Ever since the Democrats made the big leap from Joe Biden to Kamala Harris, the media has been trying to make people believe that this is all normal and that there is huge enthusiasm for Harris.

This is not normal, and any surge in support Harris enjoys is likely nothing more than a sugar rush that will quickly fade as voters remember her record and her personality.

James Piereson is a political scientist and analyst at the Manhattan Institute. He recently wrote a column comparing Kamala Harris to the unsuccessful 1988 presidential candidate Michael Dukakis, but one of the most fascinating passages in the column is a passage where he predicts the outcome of the 2024 election.

Piereson writes in The New Criterion (emphasis added):

Kamala Harris is enjoying just such a moment as she builds support ahead of the Democratic National Convention in August. Democrats and their media allies are busy presenting her as a fresh face (which she is not) and a young candidate (also questionable) who will electrify the nation, galvanize women and minority voters, and crush Donald Trump in the fall campaign…

The honeymoon won’t last very long. Trump will succeed in painting Harris as an out-of-touch San Francisco leftist, just as Bush painted Dukakis as a Massachusetts liberal. Trump will find plenty of room to maneuver in this campaign, because there is hardly a left-wing cause she hasn’t embraced…
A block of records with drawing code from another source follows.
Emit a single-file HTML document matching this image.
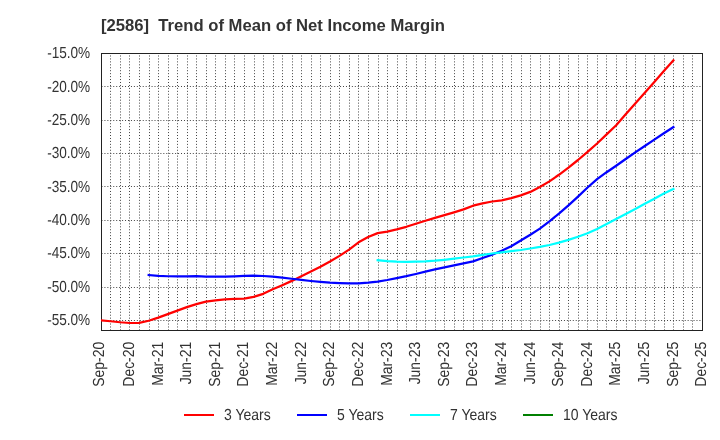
<!DOCTYPE html>
<html><head><meta charset="utf-8"><title>chart</title>
<style>
html,body{margin:0;padding:0;background:#fff;}
body{width:720px;height:440px;overflow:hidden;font-family:"Liberation Sans",sans-serif;}
svg{display:block}
text{font-family:"Liberation Sans",sans-serif;fill:#333}
.tx{opacity:0.999}
</style></head><body>
<svg width="720" height="440" viewBox="0 0 720 440">
<rect x="0" y="0" width="720" height="440" fill="#fff"/>
<g class="tx">
<text x="101" y="31" font-size="16.65" font-weight="bold" fill="#333" xml:space="preserve">[2586]  Trend of Mean of Net Income Margin</text>
<g stroke="#404040" stroke-width="1" stroke-dasharray="0.98,1.9655">
<line x1="110.5" y1="55.5" x2="110.5" y2="330"/>
<line x1="120.5" y1="55.5" x2="120.5" y2="330"/>
<line x1="129.5" y1="55.5" x2="129.5" y2="330"/>
<line x1="139.5" y1="55.5" x2="139.5" y2="330"/>
<line x1="149.5" y1="55.5" x2="149.5" y2="330"/>
<line x1="158.5" y1="55.5" x2="158.5" y2="330"/>
<line x1="168.5" y1="55.5" x2="168.5" y2="330"/>
<line x1="177.5" y1="55.5" x2="177.5" y2="330"/>
<line x1="187.5" y1="55.5" x2="187.5" y2="330"/>
<line x1="196.5" y1="55.5" x2="196.5" y2="330"/>
<line x1="206.5" y1="55.5" x2="206.5" y2="330"/>
<line x1="215.5" y1="55.5" x2="215.5" y2="330"/>
<line x1="225.5" y1="55.5" x2="225.5" y2="330"/>
<line x1="234.5" y1="55.5" x2="234.5" y2="330"/>
<line x1="244.5" y1="55.5" x2="244.5" y2="330"/>
<line x1="254.5" y1="55.5" x2="254.5" y2="330"/>
<line x1="263.5" y1="55.5" x2="263.5" y2="330"/>
<line x1="273.5" y1="55.5" x2="273.5" y2="330"/>
<line x1="282.5" y1="55.5" x2="282.5" y2="330"/>
<line x1="292.5" y1="55.5" x2="292.5" y2="330"/>
<line x1="301.5" y1="55.5" x2="301.5" y2="330"/>
<line x1="311.5" y1="55.5" x2="311.5" y2="330"/>
<line x1="320.5" y1="55.5" x2="320.5" y2="330"/>
<line x1="330.5" y1="55.5" x2="330.5" y2="330"/>
<line x1="339.5" y1="55.5" x2="339.5" y2="330"/>
<line x1="349.5" y1="55.5" x2="349.5" y2="330"/>
<line x1="358.5" y1="55.5" x2="358.5" y2="330"/>
<line x1="368.5" y1="55.5" x2="368.5" y2="330"/>
<line x1="378.5" y1="55.5" x2="378.5" y2="330"/>
<line x1="387.5" y1="55.5" x2="387.5" y2="330"/>
<line x1="397.5" y1="55.5" x2="397.5" y2="330"/>
<line x1="406.5" y1="55.5" x2="406.5" y2="330"/>
<line x1="416.5" y1="55.5" x2="416.5" y2="330"/>
<line x1="425.5" y1="55.5" x2="425.5" y2="330"/>
<line x1="435.5" y1="55.5" x2="435.5" y2="330"/>
<line x1="444.5" y1="55.5" x2="444.5" y2="330"/>
<line x1="454.5" y1="55.5" x2="454.5" y2="330"/>
<line x1="463.5" y1="55.5" x2="463.5" y2="330"/>
<line x1="473.5" y1="55.5" x2="473.5" y2="330"/>
<line x1="482.5" y1="55.5" x2="482.5" y2="330"/>
<line x1="492.5" y1="55.5" x2="492.5" y2="330"/>
<line x1="502.5" y1="55.5" x2="502.5" y2="330"/>
<line x1="511.5" y1="55.5" x2="511.5" y2="330"/>
<line x1="521.5" y1="55.5" x2="521.5" y2="330"/>
<line x1="530.5" y1="55.5" x2="530.5" y2="330"/>
<line x1="540.5" y1="55.5" x2="540.5" y2="330"/>
<line x1="549.5" y1="55.5" x2="549.5" y2="330"/>
<line x1="559.5" y1="55.5" x2="559.5" y2="330"/>
<line x1="568.5" y1="55.5" x2="568.5" y2="330"/>
<line x1="578.5" y1="55.5" x2="578.5" y2="330"/>
<line x1="587.5" y1="55.5" x2="587.5" y2="330"/>
<line x1="597.5" y1="55.5" x2="597.5" y2="330"/>
<line x1="606.5" y1="55.5" x2="606.5" y2="330"/>
<line x1="616.5" y1="55.5" x2="616.5" y2="330"/>
<line x1="626.5" y1="55.5" x2="626.5" y2="330"/>
<line x1="635.5" y1="55.5" x2="635.5" y2="330"/>
<line x1="645.5" y1="55.5" x2="645.5" y2="330"/>
<line x1="654.5" y1="55.5" x2="654.5" y2="330"/>
<line x1="664.5" y1="55.5" x2="664.5" y2="330"/>
<line x1="673.5" y1="55.5" x2="673.5" y2="330"/>
<line x1="683.5" y1="55.5" x2="683.5" y2="330"/>
<line x1="692.5" y1="55.5" x2="692.5" y2="330"/>
<line x1="101.5" y1="86.5" x2="702" y2="86.5"/>
<line x1="101.5" y1="120.5" x2="702" y2="120.5"/>
<line x1="101.5" y1="153.5" x2="702" y2="153.5"/>
<line x1="101.5" y1="186.5" x2="702" y2="186.5"/>
<line x1="101.5" y1="220.5" x2="702" y2="220.5"/>
<line x1="101.5" y1="253.5" x2="702" y2="253.5"/>
<line x1="101.5" y1="287.5" x2="702" y2="287.5"/>
<line x1="101.5" y1="320.5" x2="702" y2="320.5"/>
</g>
<rect x="101.5" y="53.5" width="601" height="277" fill="none" stroke="#222" stroke-width="1" shape-rendering="crispEdges"/>
<text transform="translate(90.2,58.0) rotate(0.03) scale(0.850,1)" font-size="16.0" text-anchor="end">-15.0%</text>
<text transform="translate(90.2,91.6) rotate(0.03) scale(0.850,1)" font-size="16.0" text-anchor="end">-20.0%</text>
<text transform="translate(90.2,125.0) rotate(0.03) scale(0.850,1)" font-size="16.0" text-anchor="end">-25.0%</text>
<text transform="translate(90.2,158.0) rotate(0.03) scale(0.850,1)" font-size="16.0" text-anchor="end">-30.0%</text>
<text transform="translate(90.2,192.0) rotate(0.03) scale(0.850,1)" font-size="16.0" text-anchor="end">-35.0%</text>
<text transform="translate(90.2,225.0) rotate(0.03) scale(0.850,1)" font-size="16.0" text-anchor="end">-40.0%</text>
<text transform="translate(90.2,258.0) rotate(0.03) scale(0.850,1)" font-size="16.0" text-anchor="end">-45.0%</text>
<text transform="translate(90.2,292.0) rotate(0.03) scale(0.850,1)" font-size="16.0" text-anchor="end">-50.0%</text>
<text transform="translate(90.2,325.0) rotate(0.03) scale(0.850,1)" font-size="16.0" text-anchor="end">-55.0%</text>
<text transform="translate(103.8,341.8) rotate(-90.03) scale(0.870,1)" font-size="16.0" text-anchor="end">Sep-20</text>
<text transform="translate(133.9,341.8) rotate(-90.03) scale(0.870,1)" font-size="16.0" text-anchor="end">Dec-20</text>
<text transform="translate(162.5,341.8) rotate(-90.03) scale(0.870,1)" font-size="16.0" text-anchor="end">Mar-21</text>
<text transform="translate(191.1,341.8) rotate(-90.03) scale(0.870,1)" font-size="16.0" text-anchor="end">Jun-21</text>
<text transform="translate(219.7,341.8) rotate(-90.03) scale(0.870,1)" font-size="16.0" text-anchor="end">Sep-21</text>
<text transform="translate(248.4,341.8) rotate(-90.03) scale(0.870,1)" font-size="16.0" text-anchor="end">Dec-21</text>
<text transform="translate(277.0,341.8) rotate(-90.03) scale(0.870,1)" font-size="16.0" text-anchor="end">Mar-22</text>
<text transform="translate(305.6,341.8) rotate(-90.03) scale(0.870,1)" font-size="16.0" text-anchor="end">Jun-22</text>
<text transform="translate(334.2,341.8) rotate(-90.03) scale(0.870,1)" font-size="16.0" text-anchor="end">Sep-22</text>
<text transform="translate(362.8,341.8) rotate(-90.03) scale(0.870,1)" font-size="16.0" text-anchor="end">Dec-22</text>
<text transform="translate(391.5,341.8) rotate(-90.03) scale(0.870,1)" font-size="16.0" text-anchor="end">Mar-23</text>
<text transform="translate(420.1,341.8) rotate(-90.03) scale(0.870,1)" font-size="16.0" text-anchor="end">Jun-23</text>
<text transform="translate(448.7,341.8) rotate(-90.03) scale(0.870,1)" font-size="16.0" text-anchor="end">Sep-23</text>
<text transform="translate(477.3,341.8) rotate(-90.03) scale(0.870,1)" font-size="16.0" text-anchor="end">Dec-23</text>
<text transform="translate(505.9,341.8) rotate(-90.03) scale(0.870,1)" font-size="16.0" text-anchor="end">Mar-24</text>
<text transform="translate(534.6,341.8) rotate(-90.03) scale(0.870,1)" font-size="16.0" text-anchor="end">Jun-24</text>
<text transform="translate(563.2,341.8) rotate(-90.03) scale(0.870,1)" font-size="16.0" text-anchor="end">Sep-24</text>
<text transform="translate(591.8,341.8) rotate(-90.03) scale(0.870,1)" font-size="16.0" text-anchor="end">Dec-24</text>
<text transform="translate(620.4,341.8) rotate(-90.03) scale(0.870,1)" font-size="16.0" text-anchor="end">Mar-25</text>
<text transform="translate(649.0,341.8) rotate(-90.03) scale(0.870,1)" font-size="16.0" text-anchor="end">Jun-25</text>
<text transform="translate(677.7,341.8) rotate(-90.03) scale(0.870,1)" font-size="16.0" text-anchor="end">Sep-25</text>
<text transform="translate(706.3,341.8) rotate(-90.03) scale(0.870,1)" font-size="16.0" text-anchor="end">Dec-25</text>
<clipPath id="pc"><rect x="101" y="53" width="602" height="278"/></clipPath>
<g clip-path="url(#pc)" fill="none" stroke-width="2.25" stroke-linejoin="round" stroke-linecap="square">
<path d="M101.01,320.25 L110.55,321.25 L120.09,322.25 L129.63,323.00 L139.17,322.80 L148.71,320.75 L158.25,317.60 L167.79,314.10 L177.33,310.60 L186.87,307.10 L196.41,304.10 L205.95,301.60 L215.49,300.30 L225.03,299.40 L234.57,298.90 L244.11,298.60 L253.65,296.90 L263.19,293.85 L272.73,289.30 L282.27,285.20 L291.81,280.90 L301.35,276.20 L310.89,271.40 L320.43,266.80 L329.97,261.50 L339.51,255.90 L349.05,249.60 L358.59,242.30 L368.13,237.00 L377.67,233.10 L387.21,231.55 L396.75,229.40 L406.29,226.80 L415.83,223.80 L425.37,220.80 L434.91,217.90 L444.45,215.20 L453.99,212.40 L463.53,209.40 L473.07,205.70 L482.61,203.30 L492.15,201.50 L501.69,200.30 L511.23,198.20 L520.77,195.40 L530.31,191.90 L539.85,187.00 L549.39,181.40 L558.93,174.80 L568.47,167.60 L578.01,160.00 L587.55,151.95 L597.09,143.50 L606.63,134.40 L616.17,125.20 L625.71,114.30 L635.25,103.60 L644.79,92.80 L654.33,82.10 L663.87,71.10 L673.41,60.40" stroke="#ff0000"/>
<path d="M148.71,275.00 L158.25,275.80 L167.79,276.25 L177.33,276.40 L186.87,276.30 L196.41,276.20 L205.95,276.60 L215.49,276.70 L225.03,276.60 L234.57,276.30 L244.11,275.80 L253.65,275.70 L263.19,276.00 L272.73,276.70 L282.27,277.65 L291.81,278.75 L301.35,279.90 L310.89,281.00 L320.43,281.90 L329.97,282.65 L339.51,283.10 L349.05,283.40 L358.59,283.30 L368.13,282.65 L377.67,281.60 L387.21,280.00 L396.75,278.10 L406.29,276.20 L415.83,274.00 L425.37,271.70 L434.91,269.40 L444.45,267.30 L453.99,265.30 L463.53,263.30 L473.07,261.40 L482.61,258.00 L492.15,254.60 L501.69,250.80 L511.23,246.20 L520.77,240.50 L530.31,234.70 L539.85,228.60 L549.39,221.30 L558.93,213.60 L568.47,205.40 L578.01,196.60 L587.55,187.50 L597.09,179.10 L606.63,172.20 L616.17,165.70 L625.71,159.00 L635.25,152.40 L644.79,146.00 L654.33,139.60 L663.87,133.30 L673.41,127.10" stroke="#0000ff"/>
<path d="M377.67,260.20 L387.21,261.10 L396.75,261.60 L406.29,261.80 L415.83,261.60 L425.37,261.30 L434.91,260.70 L444.45,259.80 L453.99,258.70 L463.53,257.50 L473.07,256.45 L482.61,254.90 L492.15,253.50 L501.69,252.40 L511.23,251.20 L520.77,250.00 L530.31,248.50 L539.85,246.95 L549.39,245.00 L558.93,242.60 L568.47,239.90 L578.01,236.70 L587.55,233.30 L597.09,229.00 L606.63,224.00 L616.17,219.00 L625.71,214.00 L635.25,208.90 L644.79,203.70 L654.33,198.70 L663.87,193.60 L673.41,189.00" stroke="#00ffff"/>
</g>
<line x1="184" y1="415" x2="214" y2="415" stroke="#ff0000" stroke-width="2"/>
<text transform="translate(224.0,420) rotate(0.03) scale(0.875,1)" font-size="16.0">3 Years</text>
<line x1="297" y1="415" x2="327" y2="415" stroke="#0000ff" stroke-width="2"/>
<text transform="translate(337.0,420) rotate(0.03) scale(0.875,1)" font-size="16.0">5 Years</text>
<line x1="410" y1="415" x2="440" y2="415" stroke="#00ffff" stroke-width="2"/>
<text transform="translate(450.0,420) rotate(0.03) scale(0.875,1)" font-size="16.0">7 Years</text>
<line x1="523" y1="415" x2="553" y2="415" stroke="#008000" stroke-width="2"/>
<text transform="translate(563.0,420) rotate(0.03) scale(0.875,1)" font-size="16.0">10 Years</text>
</g>
</svg></body></html>
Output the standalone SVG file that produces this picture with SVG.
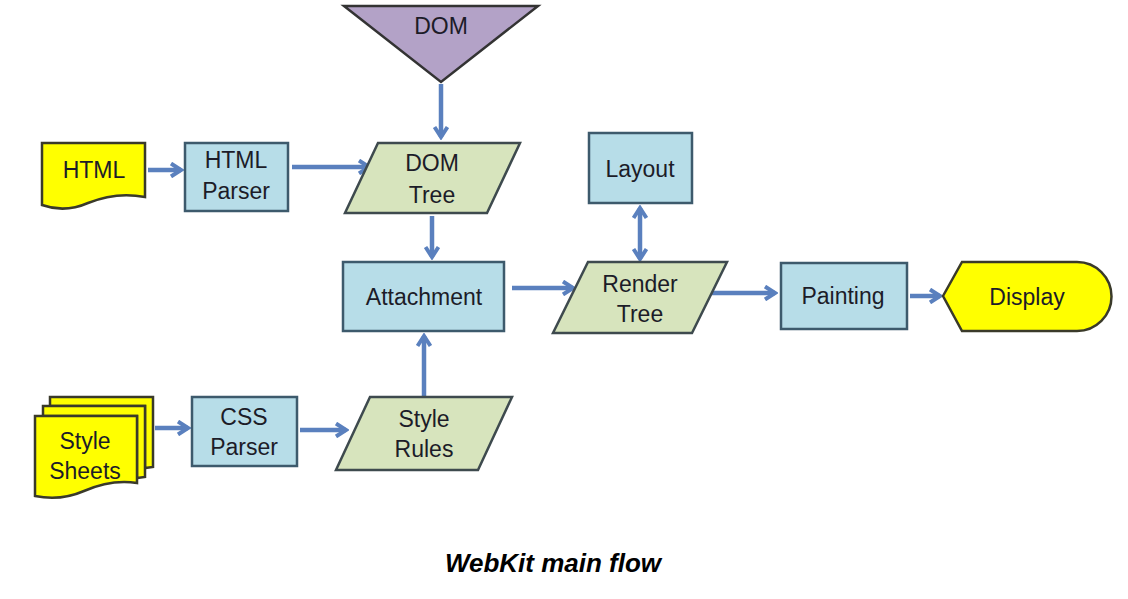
<svg xmlns="http://www.w3.org/2000/svg" width="1128" height="599" viewBox="0 0 1128 599">
<style>
.box{fill:#b7dde8;stroke:#3d5a6c;stroke-width:2.5}
.data{fill:#d7e4bd;stroke:#3e4a4e;stroke-width:2.5}
.doc{fill:#ffff00;stroke:#3a3a2a;stroke-width:2.5}
.dom{fill:#b3a2c7;stroke:#333333;stroke-width:2.5}
.lbl{font-family:"Liberation Sans",Arial,sans-serif;font-size:23px;fill:#1c1c28;text-anchor:middle}
.conn{stroke:#5a80be;stroke-width:4.5;fill:none;marker-end:url(#ah)}
.cap{font-family:"Liberation Sans",Arial,sans-serif;font-size:26px;font-weight:bold;font-style:italic;fill:#000;text-anchor:middle}
</style>
<defs>
<marker id="ah" viewBox="0 0 16 16" refX="13" refY="8" markerWidth="16" markerHeight="16" markerUnits="userSpaceOnUse" orient="auto-start-reverse">
<polyline points="3,1.5 13,8 3,14.5" fill="none" stroke="#5a80be" stroke-width="4" stroke-linejoin="miter"/>
</marker>
</defs>
<rect width="1128" height="599" fill="#ffffff"/>
<g id="connectors">
<line class="conn" x1="441" y1="84" x2="441" y2="137"/>
<line class="conn" x1="148" y1="170" x2="181" y2="170"/>
<line class="conn" x1="292" y1="167" x2="369" y2="167"/>
<line class="conn" x1="432" y1="216" x2="432" y2="257"/>
<line class="conn" x1="424" y1="397" x2="424" y2="336"/>
<line class="conn" x1="155" y1="428" x2="188" y2="428"/>
<line class="conn" x1="300" y1="430" x2="346" y2="430"/>
<line class="conn" x1="512" y1="288" x2="573" y2="288"/>
<line class="conn" x1="640" y1="208" x2="640" y2="259" style="marker-start:url(#ah)"/>
<line class="conn" x1="712" y1="293" x2="775" y2="293"/>
<line class="conn" x1="910" y1="296" x2="940" y2="296"/>
</g>
<g id="dom">
<polygon class="dom" points="344,6 538,6 441,82"/>
<text class="lbl" x="441" y="34">DOM</text>
</g>
<g id="html">
<path class="doc" d="M42,143 H145 V197 C125,193 105,196 88,203 C72,210 56,210 42,205 Z"/>
<text class="lbl" x="94" y="178">HTML</text>
</g>
<g id="html-parser">
<rect class="box" x="185" y="143" width="103" height="68"/>
<text class="lbl" x="236" y="168">HTML</text>
<text class="lbl" x="236" y="199">Parser</text>
</g>
<g id="dom-tree">
<polygon class="data" points="378,143 520,143 487,213 345,213"/>
<text class="lbl" x="432" y="171">DOM</text>
<text class="lbl" x="432" y="203">Tree</text>
</g>
<g id="attachment">
<rect class="box" x="343" y="262" width="161" height="69"/>
<text class="lbl" x="424" y="305">Attachment</text>
</g>
<g id="style-sheets">
<path class="doc" d="M50,397 H153 V467 L145,468 V406 H50 Z"/>
<path class="doc" d="M43,406 H145 V477 L137,478 V416 H43 Z"/>
<path class="doc" d="M35,416 H137 V483 C118,480 100,484 84,491 C68,498 50,499 35,496 Z"/>
<text class="lbl" x="85" y="449">Style</text>
<text class="lbl" x="85" y="479">Sheets</text>
</g>
<g id="css-parser">
<rect class="box" x="192" y="397" width="105" height="69"/>
<text class="lbl" x="244" y="425">CSS</text>
<text class="lbl" x="244" y="455">Parser</text>
</g>
<g id="style-rules">
<polygon class="data" points="370,397 512,397 478,470 336,470"/>
<text class="lbl" x="424" y="427">Style</text>
<text class="lbl" x="424" y="457">Rules</text>
</g>
<g id="layout">
<rect class="box" x="589" y="133" width="103" height="70"/>
<text class="lbl" x="640" y="177">Layout</text>
</g>
<g id="render-tree">
<polygon class="data" points="588,262 727,262 692,333 553,333"/>
<text class="lbl" x="640" y="292">Render</text>
<text class="lbl" x="640" y="322">Tree</text>
</g>
<g id="painting">
<rect class="box" x="781" y="263" width="126" height="66"/>
<text class="lbl" x="843" y="304">Painting</text>
</g>
<g id="display">
<path class="doc" d="M943,296 L962,262 H1077 A34.5,34.5 0 0 1 1077,331 H962 Z"/>
<text class="lbl" x="1027" y="305">Display</text>
</g>
<text class="cap" x="553" y="572">WebKit main flow</text>
</svg>
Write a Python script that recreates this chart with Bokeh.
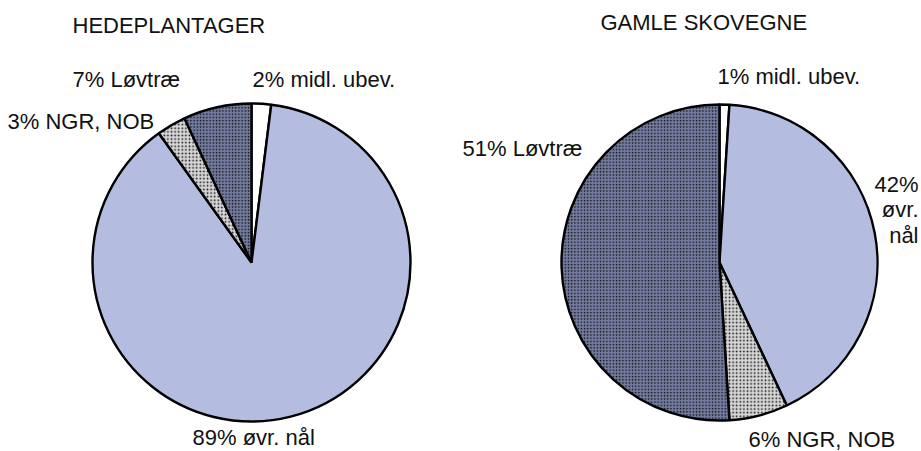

Despite today’s euphoria, Trump will win the election by a six-point margin (49% to 43%), winning 339 electoral votes, including all the so-called swing states, as well as the Democratic-leaning states of Virginia, Minnesota, and New Hampshire. Republicans will gain three or four seats in the Senate and perhaps twenty seats in the House, giving them a secure majority in both chambers. This will give Trump the margins he needs to implement a good part of his program in 2025 and 2026.

This column is currently one of the most-read articles on Real Clear Politics, and for good reason. Piereson makes remarkable arguments based on history and research.